### PROBLEM TO WORK ON
Omit all pictures. Copy the rest of the material exactly.

Plotting code records:
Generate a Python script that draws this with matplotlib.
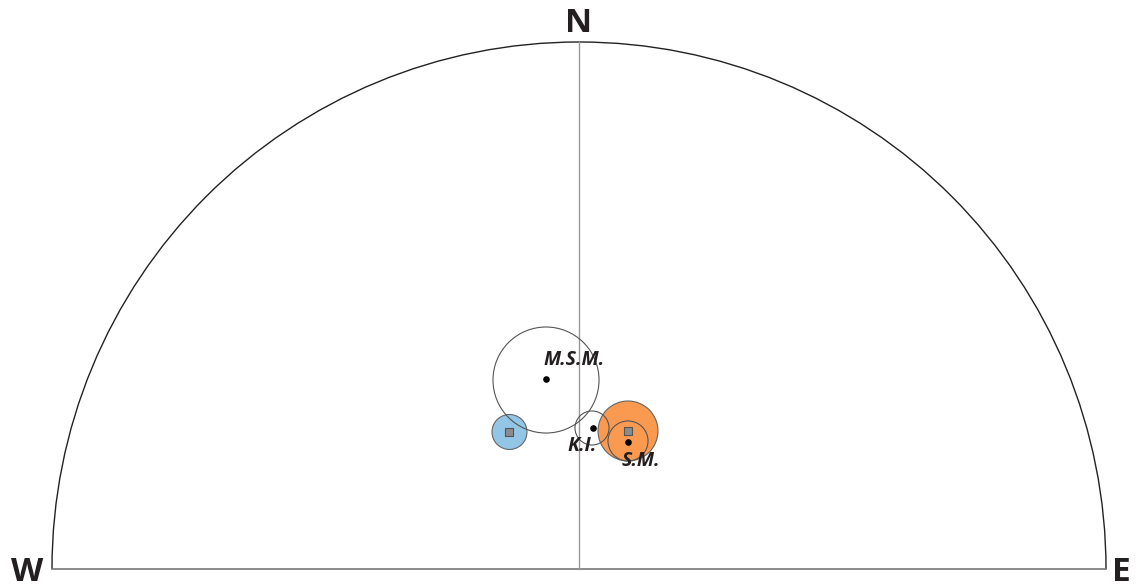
import numpy as np
import matplotlib
matplotlib.use("Agg")
import matplotlib.pyplot as plt
from matplotlib.patches import Circle, Arc

plt.rcParams['font.family'] = ['Open Sans', 'DejaVu Sans']

# site means, projected onto a net of unit radius (x east, y north)
sites = ['M.S.M.', 'K.I.', 'S.M.']
site_x = [-0.0626, 0.0266, 0.0930]
site_y = [0.3605, 0.2676, 0.2410]
site_a95 = [0.1006, 0.0323, 0.038]
site_cx = [-0.0626, 0.0247, 0.0930]
site_cy = [0.3586, 0.2676, 0.2429]

# reference poles (square) with filled confidence circles
ref_x = [-0.1319, 0.0930]
ref_y = [0.2600, 0.2619]
ref_a95 = [0.0332, 0.0569]
ref_colors = ['#92c5e6', '#fa9a50']

fig = plt.figure(figsize=(11.37, 5.88), dpi=100)
ax = fig.add_axes([0, 0, 1, 1])
ax.set_xlim(-579 / 527, (1137 - 579) / 527)
ax.set_ylim(-(588 - 569) / 527, 569 / 527)
ax.set_aspect('equal')
ax.axis('off')

# upper half of the net
ax.add_patch(Arc((0, 0), 2, 2, theta1=0, theta2=180, color='#222222', lw=1.0))
ax.plot([-1, 1], [0, 0], color='#777777', lw=1.2)
ax.plot([0, 0], [0, 1], color='#999999', lw=1.0)

for x, y, r, c in zip(ref_x, ref_y, ref_a95, ref_colors):
    ax.add_patch(Circle((x, y), r, facecolor=c, edgecolor='#666666', lw=0.8, zorder=2))
ax.scatter(ref_x, ref_y, marker='s', s=30, color='#8c8c8c', edgecolors='#555555',
           linewidths=0.8, zorder=4)

for cx, cy, r in zip(site_cx, site_cy, site_a95):
    ax.add_patch(Circle((cx, cy), r, facecolor='none', edgecolor='#555555', lw=0.8, zorder=3))
ax.scatter(site_x, site_y, s=14, color='black', zorder=5)

label_off = [(-0.005, 0.018, 'left', 'bottom'),
             (0.008, -0.016, 'right', 'top'),
             (-0.012, -0.017, 'left', 'top')]
for name, x, y, (dx, dy, ha, va) in zip(sites, site_x, site_y, label_off):
    ax.text(x + dx, y + dy, name, fontsize=14, fontweight='bold', fontstyle='italic',
            color='#231f20', ha=ha, va=va, zorder=6)

dir_kw = dict(fontsize=24, fontweight='bold', color='#231f20', ha='center', va='baseline')
ax.text(0, 1.019, 'N', **dir_kw)
ax.text(-1.0465, -0.0228, 'W', **dir_kw)
ax.text(1.030, -0.0228, 'E', **dir_kw)

fig.savefig('out.png', dpi=100)
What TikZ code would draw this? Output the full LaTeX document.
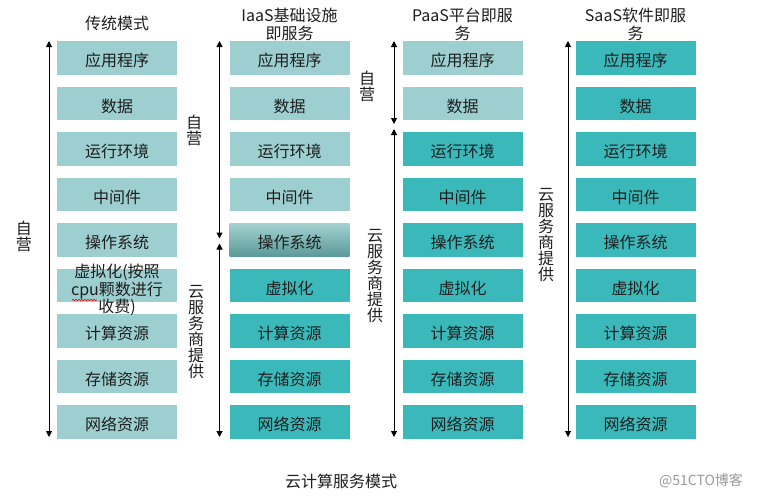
\documentclass[tikz,border=0pt]{standalone}
\usepackage{fontspec}
\setmainfont{Noto Sans CJK SC}
\usetikzlibrary{arrows.meta,decorations.pathmorphing}
\definecolor{lightfill}{HTML}{9DCFD0}
\definecolor{darkfill}{HTML}{3BB9BA}
\definecolor{gradtop}{HTML}{A4D3D2}
\definecolor{gradbot}{HTML}{5A9998}
\definecolor{txt}{HTML}{1E1E1E}
\tikzset{
  box/.style={minimum width=120pt,minimum height=33.5pt,inner sep=0pt,draw=none,
    text=txt,font=\fontsize{16}{18}\selectfont,text height=20pt,text depth=2pt},
  lb/.style={box,fill=lightfill},
  db/.style={box,fill=darkfill},
  gb/.style={box,top color=gradtop,bottom color=gradbot},
  lbl/.style={text=txt,font=\fontsize{16}{17.5}\selectfont,align=center,inner sep=0pt},
  vlbl/.style={text=txt,font=\fontsize{16}{16}\selectfont,align=center,inner sep=0pt},
  arr/.style={line width=1pt,{Triangle[length=6pt,width=6pt]}-{Triangle[length=6pt,width=6pt]}}
}
\begin{document}
\begin{tikzpicture}[x=1pt,y=-1pt]
\useasboundingbox (0,0) rectangle (760,499);
\fill[white] (0,0) rectangle (760,499);
% headers
\node[lbl] (h1) at (117,23.5) {传统模式};
\node[lbl] (h2) at (289.5,24.5) {IaaS基础设施\\即服务};
\node[lbl] (h3) at (462.5,24.5) {PaaS平台即服\\务};
\node[lbl] (h4) at (635.5,24.5) {SaaS软件即服\\务};
% boxes
\foreach \lab/\sa/\sb [count=\i] in {应用程序/lb/lb,数据/lb/lb,运行环境/lb/db,中间件/lb/db,操作系统/gb/db,虚拟化/db/db,计算资源/db/db,存储资源/db/db,网络资源/db/db}{
  \pgfmathsetmacro{\yc}{57.75+45.5*(\i-1)}
  \ifnum\i=6
    \node[lb] (c1r\i) at (117,\yc) {};
  \else
    \node[lb] (c1r\i) at (117,\yc) {\lab};
  \fi
  \node[\sa] (c2r\i) at (289.5,\yc) {\lab};
  \node[\sb] (c3r\i) at (462.5,\yc) {\lab};
  \node[db] (c4r\i) at (635.5,\yc) {\lab};
}
\node[lbl] (virt1) at (117,290) {虚拟化(按照\\cpu颗数进行\\收费)};
\draw[red,line width=0.6pt,decorate,
  decoration={snake,amplitude=0.8pt,segment length=3pt}] (72,300) -- (97,300);
% arrows
\coordinate (a1t) at (49,41);
\coordinate (a1b) at (49,437);
\draw[arr] (a1t) -- (a1b);
\coordinate (a2t) at (219.5,41);
\coordinate (a2m1) at (219.5,238.5);
\coordinate (a2m2) at (219.5,243.5);
\coordinate (a2b) at (219.5,437);
\draw[arr] (a2t) -- (a2m1);
\draw[arr] (a2m2) -- (a2b);
\coordinate (a3t) at (394,41);
\coordinate (a3m1) at (394,124);
\coordinate (a3m2) at (394,129);
\coordinate (a3b) at (394,437);
\draw[arr] (a3t) -- (a3m1);
\draw[arr] (a3m2) -- (a3b);
\coordinate (a4t) at (568,41);
\coordinate (a4b) at (568,437);
\draw[arr] (a4t) -- (a4b);
% side labels
\node[vlbl] (s1) at (24,236) {自\\营};
\node[vlbl] (s2a) at (194,130) {自\\营};
\node[vlbl] (s2b) at (196,332) {云\\服\\务\\商\\提\\供};
\node[vlbl] (s3a) at (367,86) {自\\营};
\node[vlbl] (s3b) at (375,276) {云\\服\\务\\商\\提\\供};
\node[vlbl] (s4) at (546,235) {云\\服\\务\\商\\提\\供};
% footer
\node[lbl] (foot) at (341,481) {云计算服务模式};
\node[text=gray!80,font=\fontsize{14}{14}\selectfont,inner sep=0pt] (wm) at (701,481) {@51CTO博客};
\end{tikzpicture}
\end{document}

### TASK RESPONSE
Generate a Python script that draws this with matplotlib.
import numpy as np
import matplotlib
matplotlib.use("Agg")
import matplotlib.pyplot as plt
from matplotlib.patches import Circle, Arc

plt.rcParams['font.family'] = ['Open Sans', 'DejaVu Sans']

# site means, projected onto a net of unit radius (x east, y north)
sites = ['M.S.M.', 'K.I.', 'S.M.']
site_x = [-0.0626, 0.0266, 0.0930]
site_y = [0.3605, 0.2676, 0.2410]
site_a95 = [0.1006, 0.0323, 0.038]
site_cx = [-0.0626, 0.0247, 0.0930]
site_cy = [0.3586, 0.2676, 0.2429]

# reference poles (square) with filled confidence circles
ref_x = [-0.1319, 0.0930]
ref_y = [0.2600, 0.2619]
ref_a95 = [0.0332, 0.0569]
ref_colors = ['#92c5e6', '#fa9a50']

fig = plt.figure(figsize=(11.37, 5.88), dpi=100)
ax = fig.add_axes([0, 0, 1, 1])
ax.set_xlim(-579 / 527, (1137 - 579) / 527)
ax.set_ylim(-(588 - 569) / 527, 569 / 527)
ax.set_aspect('equal')
ax.axis('off')

# upper half of the net
ax.add_patch(Arc((0, 0), 2, 2, theta1=0, theta2=180, color='#222222', lw=1.0))
ax.plot([-1, 1], [0, 0], color='#777777', lw=1.2)
ax.plot([0, 0], [0, 1], color='#999999', lw=1.0)

for x, y, r, c in zip(ref_x, ref_y, ref_a95, ref_colors):
    ax.add_patch(Circle((x, y), r, facecolor=c, edgecolor='#666666', lw=0.8, zorder=2))
ax.scatter(ref_x, ref_y, marker='s', s=30, color='#8c8c8c', edgecolors='#555555',
           linewidths=0.8, zorder=4)

for cx, cy, r in zip(site_cx, site_cy, site_a95):
    ax.add_patch(Circle((cx, cy), r, facecolor='none', edgecolor='#555555', lw=0.8, zorder=3))
ax.scatter(site_x, site_y, s=14, color='black', zorder=5)

label_off = [(-0.005, 0.018, 'left', 'bottom'),
             (0.008, -0.016, 'right', 'top'),
             (-0.012, -0.017, 'left', 'top')]
for name, x, y, (dx, dy, ha, va) in zip(sites, site_x, site_y, label_off):
    ax.text(x + dx, y + dy, name, fontsize=14, fontweight='bold', fontstyle='italic',
            color='#231f20', ha=ha, va=va, zorder=6)

dir_kw = dict(fontsize=24, fontweight='bold', color='#231f20', ha='center', va='baseline')
ax.text(0, 1.019, 'N', **dir_kw)
ax.text(-1.0465, -0.0228, 'W', **dir_kw)
ax.text(1.030, -0.0228, 'E', **dir_kw)

fig.savefig('out.png', dpi=100)
What TikZ code would draw this? Output the full LaTeX document.
\documentclass[tikz,border=0pt]{standalone}
\usepackage{fontspec}
\setmainfont{Noto Sans CJK SC}
\usetikzlibrary{arrows.meta,decorations.pathmorphing}
\definecolor{lightfill}{HTML}{9DCFD0}
\definecolor{darkfill}{HTML}{3BB9BA}
\definecolor{gradtop}{HTML}{A4D3D2}
\definecolor{gradbot}{HTML}{5A9998}
\definecolor{txt}{HTML}{1E1E1E}
\tikzset{
  box/.style={minimum width=120pt,minimum height=33.5pt,inner sep=0pt,draw=none,
    text=txt,font=\fontsize{16}{18}\selectfont,text height=20pt,text depth=2pt},
  lb/.style={box,fill=lightfill},
  db/.style={box,fill=darkfill},
  gb/.style={box,top color=gradtop,bottom color=gradbot},
  lbl/.style={text=txt,font=\fontsize{16}{17.5}\selectfont,align=center,inner sep=0pt},
  vlbl/.style={text=txt,font=\fontsize{16}{16}\selectfont,align=center,inner sep=0pt},
  arr/.style={line width=1pt,{Triangle[length=6pt,width=6pt]}-{Triangle[length=6pt,width=6pt]}}
}
\begin{document}
\begin{tikzpicture}[x=1pt,y=-1pt]
\useasboundingbox (0,0) rectangle (760,499);
\fill[white] (0,0) rectangle (760,499);
% headers
\node[lbl] (h1) at (117,23.5) {传统模式};
\node[lbl] (h2) at (289.5,24.5) {IaaS基础设施\\即服务};
\node[lbl] (h3) at (462.5,24.5) {PaaS平台即服\\务};
\node[lbl] (h4) at (635.5,24.5) {SaaS软件即服\\务};
% boxes
\foreach \lab/\sa/\sb [count=\i] in {应用程序/lb/lb,数据/lb/lb,运行环境/lb/db,中间件/lb/db,操作系统/gb/db,虚拟化/db/db,计算资源/db/db,存储资源/db/db,网络资源/db/db}{
  \pgfmathsetmacro{\yc}{57.75+45.5*(\i-1)}
  \ifnum\i=6
    \node[lb] (c1r\i) at (117,\yc) {};
  \else
    \node[lb] (c1r\i) at (117,\yc) {\lab};
  \fi
  \node[\sa] (c2r\i) at (289.5,\yc) {\lab};
  \node[\sb] (c3r\i) at (462.5,\yc) {\lab};
  \node[db] (c4r\i) at (635.5,\yc) {\lab};
}
\node[lbl] (virt1) at (117,290) {虚拟化(按照\\cpu颗数进行\\收费)};
\draw[red,line width=0.6pt,decorate,
  decoration={snake,amplitude=0.8pt,segment length=3pt}] (72,300) -- (97,300);
% arrows
\coordinate (a1t) at (49,41);
\coordinate (a1b) at (49,437);
\draw[arr] (a1t) -- (a1b);
\coordinate (a2t) at (219.5,41);
\coordinate (a2m1) at (219.5,238.5);
\coordinate (a2m2) at (219.5,243.5);
\coordinate (a2b) at (219.5,437);
\draw[arr] (a2t) -- (a2m1);
\draw[arr] (a2m2) -- (a2b);
\coordinate (a3t) at (394,41);
\coordinate (a3m1) at (394,124);
\coordinate (a3m2) at (394,129);
\coordinate (a3b) at (394,437);
\draw[arr] (a3t) -- (a3m1);
\draw[arr] (a3m2) -- (a3b);
\coordinate (a4t) at (568,41);
\coordinate (a4b) at (568,437);
\draw[arr] (a4t) -- (a4b);
% side labels
\node[vlbl] (s1) at (24,236) {自\\营};
\node[vlbl] (s2a) at (194,130) {自\\营};
\node[vlbl] (s2b) at (196,332) {云\\服\\务\\商\\提\\供};
\node[vlbl] (s3a) at (367,86) {自\\营};
\node[vlbl] (s3b) at (375,276) {云\\服\\务\\商\\提\\供};
\node[vlbl] (s4) at (546,235) {云\\服\\务\\商\\提\\供};
% footer
\node[lbl] (foot) at (341,481) {云计算服务模式};
\node[text=gray!80,font=\fontsize{14}{14}\selectfont,inner sep=0pt] (wm) at (701,481) {@51CTO博客};
\end{tikzpicture}
\end{document}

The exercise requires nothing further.